■ Work instructions:
Return every record verbatim.

■ Materials provided:
((
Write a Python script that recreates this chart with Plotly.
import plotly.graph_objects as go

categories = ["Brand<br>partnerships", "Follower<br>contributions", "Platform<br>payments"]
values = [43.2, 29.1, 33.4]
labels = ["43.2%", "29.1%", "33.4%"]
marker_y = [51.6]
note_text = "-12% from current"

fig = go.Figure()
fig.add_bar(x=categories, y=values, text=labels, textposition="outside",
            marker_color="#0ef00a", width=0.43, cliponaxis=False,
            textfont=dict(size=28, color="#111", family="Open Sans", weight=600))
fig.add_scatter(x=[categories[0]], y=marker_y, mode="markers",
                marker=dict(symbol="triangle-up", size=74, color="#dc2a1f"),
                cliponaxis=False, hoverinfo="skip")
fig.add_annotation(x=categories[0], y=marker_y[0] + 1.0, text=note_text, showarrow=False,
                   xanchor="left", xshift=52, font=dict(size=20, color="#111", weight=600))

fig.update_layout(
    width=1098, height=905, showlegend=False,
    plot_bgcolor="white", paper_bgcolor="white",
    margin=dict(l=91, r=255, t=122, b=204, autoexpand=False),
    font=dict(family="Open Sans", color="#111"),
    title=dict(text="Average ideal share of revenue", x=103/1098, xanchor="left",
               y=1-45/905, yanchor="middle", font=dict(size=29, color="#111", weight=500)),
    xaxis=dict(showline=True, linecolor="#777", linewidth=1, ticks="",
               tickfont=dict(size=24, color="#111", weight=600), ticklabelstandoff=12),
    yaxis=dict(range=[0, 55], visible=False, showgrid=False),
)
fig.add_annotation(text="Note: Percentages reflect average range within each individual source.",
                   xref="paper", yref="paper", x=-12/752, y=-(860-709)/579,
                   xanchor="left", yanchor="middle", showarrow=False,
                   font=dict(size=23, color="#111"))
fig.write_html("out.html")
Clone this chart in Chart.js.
))
■ Solved exercise:
Write a Python script that recreates this chart with Plotly.
import plotly.graph_objects as go

categories = ["Brand<br>partnerships", "Follower<br>contributions", "Platform<br>payments"]
values = [43.2, 29.1, 33.4]
labels = ["43.2%", "29.1%", "33.4%"]
marker_y = [51.6]
note_text = "-12% from current"

fig = go.Figure()
fig.add_bar(x=categories, y=values, text=labels, textposition="outside",
            marker_color="#0ef00a", width=0.43, cliponaxis=False,
            textfont=dict(size=28, color="#111", family="Open Sans", weight=600))
fig.add_scatter(x=[categories[0]], y=marker_y, mode="markers",
                marker=dict(symbol="triangle-up", size=74, color="#dc2a1f"),
                cliponaxis=False, hoverinfo="skip")
fig.add_annotation(x=categories[0], y=marker_y[0] + 1.0, text=note_text, showarrow=False,
                   xanchor="left", xshift=52, font=dict(size=20, color="#111", weight=600))

fig.update_layout(
    width=1098, height=905, showlegend=False,
    plot_bgcolor="white", paper_bgcolor="white",
    margin=dict(l=91, r=255, t=122, b=204, autoexpand=False),
    font=dict(family="Open Sans", color="#111"),
    title=dict(text="Average ideal share of revenue", x=103/1098, xanchor="left",
               y=1-45/905, yanchor="middle", font=dict(size=29, color="#111", weight=500)),
    xaxis=dict(showline=True, linecolor="#777", linewidth=1, ticks="",
               tickfont=dict(size=24, color="#111", weight=600), ticklabelstandoff=12),
    yaxis=dict(range=[0, 55], visible=False, showgrid=False),
)
fig.add_annotation(text="Note: Percentages reflect average range within each individual source.",
                   xref="paper", yref="paper", x=-12/752, y=-(860-709)/579,
                   xanchor="left", yanchor="middle", showarrow=False,
                   font=dict(size=23, color="#111"))
fig.write_html("out.html")
Clone this chart in Chart.js.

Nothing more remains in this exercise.